La scolarizzazione diffusa ha migliorato la qualità delle attività artigianali, spesso elevandole ad attività industriali, ha prodotto eccellenze nel design che hanno garantito mercati e fatturati all’industria italiana nel mondo, dai mobili alle auto, dagli elettrodomestici agli yacht, incidendo profondamente sulla crescita economica della nazione e sul reddito dei suoi cittadini.
Con la cultura è quindi arrivato anche il benessere sociale e individuale, la domanda di migliori condizioni di vita e di lavoro, una rivoluzione dei costumi che ci ha trainato fuori dalla realtà di paese prettamente agricolo dei primi del Novecento.

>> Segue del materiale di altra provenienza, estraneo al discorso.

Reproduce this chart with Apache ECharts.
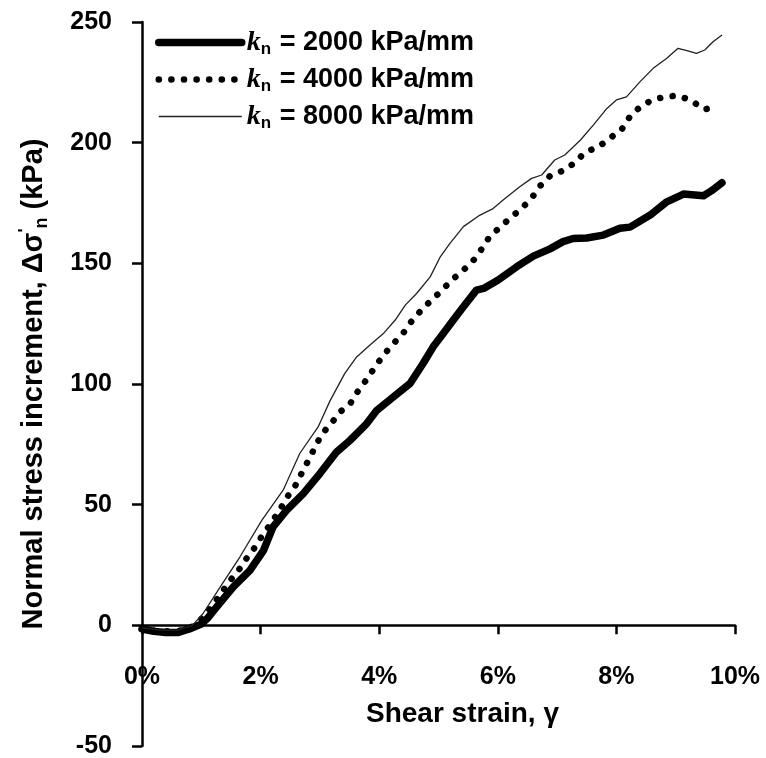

L’aspetto legato al bisogno di migliorare le proprie condizioni di vita, grazie a un’aumentata coscienza frutto delle conoscenze culturali e tecniche acquisite grazie all’accesso all’istruzione universale, ha fatto sì che anche il mercato interno contribuisse all’aumento di quel Prodotto Interno Lordo cui tutti fanno riferimento per misurare la salute di una nazione.
Nel contempo ha consentito anche la creazione di molte e diverse classi economiche, contraddistinte dall’appartenenza a una determinata forza lavoro: i metalmeccanici, gli edili, gli artigiani, i colletti bianchi, i dipendenti pubblici, i bancari, i liberi professionisti e così via.
La crescita di una sempre più numerosa borghesia, prevalentemente rappresentata da persone acculturate, diplomate e laureate, ha dato slancio all’economia del Paese inserendola tra le prime 10 al mondo fino agli anni Novanta.